By far the largest growth difference between the two time periods above will be in China, as economic growth declines, the population stabilizes, and energy use becomes more efficient. India and other emerging Asian nations, meanwhile, maintain a high rate of growth post-2020. Africa’s potential becomes more realized during the next decade, leading to an acceleration in power demand growth.
The EU is the only region where 2020 generation is predicted below the level of 2010, reflecting the depth of the downturn there and a strong regional focus on energy efficiency.
Nuclear revival in the East
The growth outlook for nuclear power has weakened significantly since the Fukushima incident. Europe, in particular, is largely turning away from the fuel, with the leading power market Germany gradually phasing it out – though the United Kingdom is planning new builds. Successive editions of this study have downgraded nuclear’s share of world electricity generation in 2030 from 14.0%, 13.0%, and 11.6%. It has been revised slightly upwards to 11.8% due to an expected resumption of nuclear output in Japan.Nuclear power’s share of electricity generation is currently the strongest in Europe, where the fuel accounted for 27.6% of the total in 2015. The leading nuclear power generating nation is France (representing 79% of the EU total), followed by Germany, Sweden, the United Kingdom, and Spain. Nuclear power’s share in the EU will decline to 22.4% in 2030. Nuclear power is also declining in North America, where the proliferation of cheap natural gas renders nuclear increasingly uncompetitive.
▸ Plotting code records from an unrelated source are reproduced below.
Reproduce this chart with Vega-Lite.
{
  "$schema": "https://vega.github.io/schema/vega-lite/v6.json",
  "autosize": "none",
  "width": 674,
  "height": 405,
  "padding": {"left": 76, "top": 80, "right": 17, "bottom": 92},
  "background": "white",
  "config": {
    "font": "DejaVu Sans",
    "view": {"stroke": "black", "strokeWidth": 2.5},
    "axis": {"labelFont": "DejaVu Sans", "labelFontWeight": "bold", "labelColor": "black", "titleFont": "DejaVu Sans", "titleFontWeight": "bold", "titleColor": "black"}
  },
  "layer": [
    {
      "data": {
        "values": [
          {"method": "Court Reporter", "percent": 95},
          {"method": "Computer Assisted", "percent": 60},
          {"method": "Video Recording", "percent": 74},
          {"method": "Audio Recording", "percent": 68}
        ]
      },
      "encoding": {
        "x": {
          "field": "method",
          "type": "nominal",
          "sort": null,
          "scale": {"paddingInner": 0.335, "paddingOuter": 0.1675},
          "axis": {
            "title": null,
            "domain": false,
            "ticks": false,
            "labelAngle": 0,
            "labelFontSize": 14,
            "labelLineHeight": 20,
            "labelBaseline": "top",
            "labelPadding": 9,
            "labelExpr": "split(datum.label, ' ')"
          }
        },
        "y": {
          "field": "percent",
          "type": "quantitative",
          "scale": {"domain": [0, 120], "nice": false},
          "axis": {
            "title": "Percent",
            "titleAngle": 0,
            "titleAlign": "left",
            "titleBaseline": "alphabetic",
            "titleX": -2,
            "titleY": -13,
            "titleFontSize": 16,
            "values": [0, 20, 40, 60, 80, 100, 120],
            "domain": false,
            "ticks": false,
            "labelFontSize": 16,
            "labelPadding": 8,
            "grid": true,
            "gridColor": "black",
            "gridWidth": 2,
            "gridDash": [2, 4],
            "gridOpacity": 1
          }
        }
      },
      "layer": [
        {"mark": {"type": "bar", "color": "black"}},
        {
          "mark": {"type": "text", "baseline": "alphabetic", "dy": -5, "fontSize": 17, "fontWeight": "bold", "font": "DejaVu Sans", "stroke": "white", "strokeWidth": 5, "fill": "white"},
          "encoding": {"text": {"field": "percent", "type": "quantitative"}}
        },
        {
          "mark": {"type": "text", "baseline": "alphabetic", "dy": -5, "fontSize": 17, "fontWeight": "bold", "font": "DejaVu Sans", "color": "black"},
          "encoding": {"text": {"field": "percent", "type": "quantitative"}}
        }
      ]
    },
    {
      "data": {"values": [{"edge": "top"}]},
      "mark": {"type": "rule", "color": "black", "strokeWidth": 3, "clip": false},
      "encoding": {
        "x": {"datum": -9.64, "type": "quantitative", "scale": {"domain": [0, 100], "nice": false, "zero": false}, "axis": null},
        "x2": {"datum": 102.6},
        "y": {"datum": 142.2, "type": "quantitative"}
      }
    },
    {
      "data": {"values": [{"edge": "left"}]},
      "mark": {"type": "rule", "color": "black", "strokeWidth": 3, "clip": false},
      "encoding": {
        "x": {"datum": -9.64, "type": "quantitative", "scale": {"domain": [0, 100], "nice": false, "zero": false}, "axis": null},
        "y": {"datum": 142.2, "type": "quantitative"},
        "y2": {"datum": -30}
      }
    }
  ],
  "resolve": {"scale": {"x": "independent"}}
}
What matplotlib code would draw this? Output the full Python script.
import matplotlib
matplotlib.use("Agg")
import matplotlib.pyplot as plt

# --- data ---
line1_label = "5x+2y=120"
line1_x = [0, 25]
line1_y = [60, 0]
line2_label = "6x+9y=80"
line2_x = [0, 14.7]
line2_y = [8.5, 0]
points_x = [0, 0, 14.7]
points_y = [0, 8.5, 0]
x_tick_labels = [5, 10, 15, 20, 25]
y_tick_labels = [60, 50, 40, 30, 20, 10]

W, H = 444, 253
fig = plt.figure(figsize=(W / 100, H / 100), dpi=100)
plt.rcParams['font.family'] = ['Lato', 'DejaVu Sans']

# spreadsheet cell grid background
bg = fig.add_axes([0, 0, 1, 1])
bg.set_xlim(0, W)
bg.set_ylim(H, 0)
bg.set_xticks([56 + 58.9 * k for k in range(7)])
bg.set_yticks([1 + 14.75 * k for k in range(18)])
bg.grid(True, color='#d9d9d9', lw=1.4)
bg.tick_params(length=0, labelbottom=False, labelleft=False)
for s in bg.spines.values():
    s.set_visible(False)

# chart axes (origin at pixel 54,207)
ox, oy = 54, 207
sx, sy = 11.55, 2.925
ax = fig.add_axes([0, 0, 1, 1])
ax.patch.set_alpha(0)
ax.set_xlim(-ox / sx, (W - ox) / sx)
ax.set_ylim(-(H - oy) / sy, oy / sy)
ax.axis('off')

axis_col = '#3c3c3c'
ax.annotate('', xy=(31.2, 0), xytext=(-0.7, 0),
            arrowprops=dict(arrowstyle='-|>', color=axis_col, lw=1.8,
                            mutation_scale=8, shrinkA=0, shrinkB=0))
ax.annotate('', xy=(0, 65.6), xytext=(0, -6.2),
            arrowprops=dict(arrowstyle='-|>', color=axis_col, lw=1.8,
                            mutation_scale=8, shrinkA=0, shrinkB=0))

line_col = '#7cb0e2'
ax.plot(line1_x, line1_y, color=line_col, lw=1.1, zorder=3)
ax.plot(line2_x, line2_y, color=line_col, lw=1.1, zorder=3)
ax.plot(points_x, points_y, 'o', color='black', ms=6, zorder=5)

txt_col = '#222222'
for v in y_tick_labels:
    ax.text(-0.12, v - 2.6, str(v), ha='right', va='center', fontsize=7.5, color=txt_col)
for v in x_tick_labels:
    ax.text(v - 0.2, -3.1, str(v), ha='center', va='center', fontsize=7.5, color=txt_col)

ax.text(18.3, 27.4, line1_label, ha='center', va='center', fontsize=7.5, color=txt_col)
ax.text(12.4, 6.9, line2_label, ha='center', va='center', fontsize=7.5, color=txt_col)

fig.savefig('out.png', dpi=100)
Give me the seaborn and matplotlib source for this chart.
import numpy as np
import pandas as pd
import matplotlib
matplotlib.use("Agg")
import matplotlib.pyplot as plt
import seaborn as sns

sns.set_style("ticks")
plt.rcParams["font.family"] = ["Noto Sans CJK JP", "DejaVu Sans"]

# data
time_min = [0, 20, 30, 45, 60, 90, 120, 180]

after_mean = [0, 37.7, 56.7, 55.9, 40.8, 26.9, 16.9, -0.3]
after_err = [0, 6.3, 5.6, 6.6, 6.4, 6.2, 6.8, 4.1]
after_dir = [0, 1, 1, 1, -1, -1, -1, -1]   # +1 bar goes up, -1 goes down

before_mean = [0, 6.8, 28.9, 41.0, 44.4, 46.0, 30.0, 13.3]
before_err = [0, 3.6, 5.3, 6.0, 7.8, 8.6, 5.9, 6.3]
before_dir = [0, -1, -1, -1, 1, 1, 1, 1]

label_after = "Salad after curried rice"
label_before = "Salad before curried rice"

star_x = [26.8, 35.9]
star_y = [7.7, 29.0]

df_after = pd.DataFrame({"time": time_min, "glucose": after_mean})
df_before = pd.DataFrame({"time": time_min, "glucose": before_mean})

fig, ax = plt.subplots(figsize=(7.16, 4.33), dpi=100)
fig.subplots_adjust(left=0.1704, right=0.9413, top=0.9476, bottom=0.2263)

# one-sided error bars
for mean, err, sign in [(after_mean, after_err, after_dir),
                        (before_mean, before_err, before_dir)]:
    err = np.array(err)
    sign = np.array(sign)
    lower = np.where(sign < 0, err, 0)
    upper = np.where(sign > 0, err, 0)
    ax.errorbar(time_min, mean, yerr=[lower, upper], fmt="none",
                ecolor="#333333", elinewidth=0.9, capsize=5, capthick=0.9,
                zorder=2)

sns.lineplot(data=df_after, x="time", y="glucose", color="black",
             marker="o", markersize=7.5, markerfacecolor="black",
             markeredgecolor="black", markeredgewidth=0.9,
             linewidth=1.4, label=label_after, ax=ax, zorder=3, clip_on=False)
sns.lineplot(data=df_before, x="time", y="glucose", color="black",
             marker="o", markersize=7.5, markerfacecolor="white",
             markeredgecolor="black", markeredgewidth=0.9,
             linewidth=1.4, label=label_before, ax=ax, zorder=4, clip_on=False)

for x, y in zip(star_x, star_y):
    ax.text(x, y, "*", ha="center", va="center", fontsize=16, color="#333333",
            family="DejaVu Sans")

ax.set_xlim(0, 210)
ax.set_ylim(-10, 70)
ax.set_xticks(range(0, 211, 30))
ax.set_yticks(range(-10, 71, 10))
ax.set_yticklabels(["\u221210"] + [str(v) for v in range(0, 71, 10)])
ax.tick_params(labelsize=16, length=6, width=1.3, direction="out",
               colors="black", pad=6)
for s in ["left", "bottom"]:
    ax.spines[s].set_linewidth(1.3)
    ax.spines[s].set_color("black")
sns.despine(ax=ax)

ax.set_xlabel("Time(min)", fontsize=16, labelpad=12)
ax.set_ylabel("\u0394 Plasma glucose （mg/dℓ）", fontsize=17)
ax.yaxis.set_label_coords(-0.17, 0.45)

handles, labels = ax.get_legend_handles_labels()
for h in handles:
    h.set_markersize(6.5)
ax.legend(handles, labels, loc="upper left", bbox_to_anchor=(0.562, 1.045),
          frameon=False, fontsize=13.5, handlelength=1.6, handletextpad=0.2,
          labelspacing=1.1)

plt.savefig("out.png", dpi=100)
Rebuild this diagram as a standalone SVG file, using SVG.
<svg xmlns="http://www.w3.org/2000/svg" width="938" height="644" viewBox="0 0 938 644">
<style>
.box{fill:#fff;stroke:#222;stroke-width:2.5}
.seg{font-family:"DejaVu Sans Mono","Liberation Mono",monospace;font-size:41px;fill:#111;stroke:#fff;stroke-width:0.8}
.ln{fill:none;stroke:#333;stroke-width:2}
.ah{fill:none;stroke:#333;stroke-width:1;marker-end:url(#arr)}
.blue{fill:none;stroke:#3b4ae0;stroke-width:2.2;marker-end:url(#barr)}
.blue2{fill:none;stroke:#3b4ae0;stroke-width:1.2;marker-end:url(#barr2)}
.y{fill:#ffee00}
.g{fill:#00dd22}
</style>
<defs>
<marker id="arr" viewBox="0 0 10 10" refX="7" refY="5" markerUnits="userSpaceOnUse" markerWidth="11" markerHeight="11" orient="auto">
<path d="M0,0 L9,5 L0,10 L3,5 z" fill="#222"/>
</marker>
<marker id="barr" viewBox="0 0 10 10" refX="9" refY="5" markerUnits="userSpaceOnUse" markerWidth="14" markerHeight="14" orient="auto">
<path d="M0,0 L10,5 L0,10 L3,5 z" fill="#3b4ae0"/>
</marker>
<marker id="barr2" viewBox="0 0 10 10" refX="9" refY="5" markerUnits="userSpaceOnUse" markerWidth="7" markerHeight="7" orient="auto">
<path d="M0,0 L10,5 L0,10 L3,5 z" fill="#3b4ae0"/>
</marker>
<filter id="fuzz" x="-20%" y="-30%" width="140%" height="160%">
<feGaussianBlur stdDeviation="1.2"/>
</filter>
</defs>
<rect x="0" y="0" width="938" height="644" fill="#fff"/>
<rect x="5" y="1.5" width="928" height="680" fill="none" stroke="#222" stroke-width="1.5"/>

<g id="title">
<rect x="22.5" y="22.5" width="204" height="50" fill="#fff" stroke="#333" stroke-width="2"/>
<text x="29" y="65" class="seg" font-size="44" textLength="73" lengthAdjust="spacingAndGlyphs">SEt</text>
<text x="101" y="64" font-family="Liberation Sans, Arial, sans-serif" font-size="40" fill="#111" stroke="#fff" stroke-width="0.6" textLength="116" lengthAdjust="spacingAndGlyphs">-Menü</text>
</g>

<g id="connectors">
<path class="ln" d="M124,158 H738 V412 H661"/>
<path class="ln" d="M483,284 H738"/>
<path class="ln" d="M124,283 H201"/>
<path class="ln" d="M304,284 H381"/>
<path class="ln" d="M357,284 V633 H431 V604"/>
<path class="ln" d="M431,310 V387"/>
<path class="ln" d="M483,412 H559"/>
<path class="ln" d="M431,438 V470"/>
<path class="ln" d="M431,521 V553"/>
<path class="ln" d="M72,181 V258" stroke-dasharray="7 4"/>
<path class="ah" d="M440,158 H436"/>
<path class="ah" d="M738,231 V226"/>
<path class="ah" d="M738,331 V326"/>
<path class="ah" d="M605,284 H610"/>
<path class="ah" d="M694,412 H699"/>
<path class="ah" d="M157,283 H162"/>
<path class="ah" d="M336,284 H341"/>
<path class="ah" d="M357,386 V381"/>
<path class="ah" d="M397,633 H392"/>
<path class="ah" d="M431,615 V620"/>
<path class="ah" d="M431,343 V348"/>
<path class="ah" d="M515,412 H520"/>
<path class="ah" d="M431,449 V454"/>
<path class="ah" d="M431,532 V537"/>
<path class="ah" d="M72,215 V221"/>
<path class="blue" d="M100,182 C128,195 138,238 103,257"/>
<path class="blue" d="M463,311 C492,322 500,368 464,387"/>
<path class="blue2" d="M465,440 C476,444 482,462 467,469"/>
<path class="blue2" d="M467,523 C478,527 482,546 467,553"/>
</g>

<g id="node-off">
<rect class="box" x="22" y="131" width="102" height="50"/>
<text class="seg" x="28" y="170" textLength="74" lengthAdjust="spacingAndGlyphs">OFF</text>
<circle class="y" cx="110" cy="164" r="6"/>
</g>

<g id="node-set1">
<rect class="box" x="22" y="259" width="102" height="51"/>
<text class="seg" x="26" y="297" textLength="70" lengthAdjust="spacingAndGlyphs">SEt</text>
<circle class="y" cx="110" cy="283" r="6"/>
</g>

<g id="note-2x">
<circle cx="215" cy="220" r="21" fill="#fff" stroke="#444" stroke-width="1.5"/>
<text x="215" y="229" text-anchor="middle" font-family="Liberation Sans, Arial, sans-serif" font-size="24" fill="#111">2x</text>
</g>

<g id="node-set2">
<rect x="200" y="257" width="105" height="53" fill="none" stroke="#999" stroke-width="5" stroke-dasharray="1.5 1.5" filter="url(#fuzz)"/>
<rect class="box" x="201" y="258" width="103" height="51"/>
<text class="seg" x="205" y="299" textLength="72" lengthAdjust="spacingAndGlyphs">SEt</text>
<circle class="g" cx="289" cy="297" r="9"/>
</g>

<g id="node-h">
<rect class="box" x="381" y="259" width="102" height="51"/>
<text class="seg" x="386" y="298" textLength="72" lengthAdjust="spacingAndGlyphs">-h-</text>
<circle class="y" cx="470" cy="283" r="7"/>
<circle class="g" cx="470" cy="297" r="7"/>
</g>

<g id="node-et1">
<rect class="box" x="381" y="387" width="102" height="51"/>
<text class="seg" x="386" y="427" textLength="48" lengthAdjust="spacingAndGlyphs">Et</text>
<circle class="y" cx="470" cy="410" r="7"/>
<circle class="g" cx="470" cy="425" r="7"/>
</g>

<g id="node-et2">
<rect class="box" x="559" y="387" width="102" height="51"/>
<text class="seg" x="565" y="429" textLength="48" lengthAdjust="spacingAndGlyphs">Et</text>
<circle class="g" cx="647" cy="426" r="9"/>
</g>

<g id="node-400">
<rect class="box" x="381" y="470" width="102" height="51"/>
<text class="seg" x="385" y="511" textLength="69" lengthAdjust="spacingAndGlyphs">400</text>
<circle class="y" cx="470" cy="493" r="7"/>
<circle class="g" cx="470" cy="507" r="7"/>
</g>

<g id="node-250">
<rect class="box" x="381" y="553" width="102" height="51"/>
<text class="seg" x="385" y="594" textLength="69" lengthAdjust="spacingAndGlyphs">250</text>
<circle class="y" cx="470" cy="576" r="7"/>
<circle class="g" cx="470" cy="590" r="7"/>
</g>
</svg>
Market growth is increasingly confined to the Eastern regions of the world, including Russia, China, and India. China’s output will grow dramatically to reach 9.4% of the total, with India’s to account for 6.3% of the total by 2030. Japan is now expected to see a strong recovery of nuclear output following the gradual restart of reactors from 2015 onward, though previous highs are not expected to be achieved.
Solar PV the star renewable
The forecasts for solar PV have been upgraded substantially since the previous forecast. The historical rate of increase in solar PV capacity has been truly astounding, with capacity rising from below 1GW in the year 2000 to 215GW in 2015. Future solar PV capacity is forecast to reach 435GW in 2020 and 834GW in 2030. Solar PV is forecast to take over from wind as the leading technology in terms of future global net renewable energy capacity additions, accounting for 37.7% of the total from 2015 to 2030.
Recent solar PV capacity additions have been dominated by the EU, which represented 36% of 2010 to 2015 additions. Led by Germany, EU installed capacity in 2015 (94GW) far exceeds that of any other region and corresponds to 44% of the global total. Future growth, however, will increasingly be driven by Asia. China will dominate the next few years, accounting for 40% of 2015 to 2020 additions, before market growth declines as saturation increases. India is expected to witness a massive acceleration, with impetus expected to be sustained over the long term.
North America is starting to realize some of its massive solar PV potential with the market growing gradually. Regional additions are driven by the United States, boosted by declining component prices and a rapidly growing residential sector complementing commercial deployments.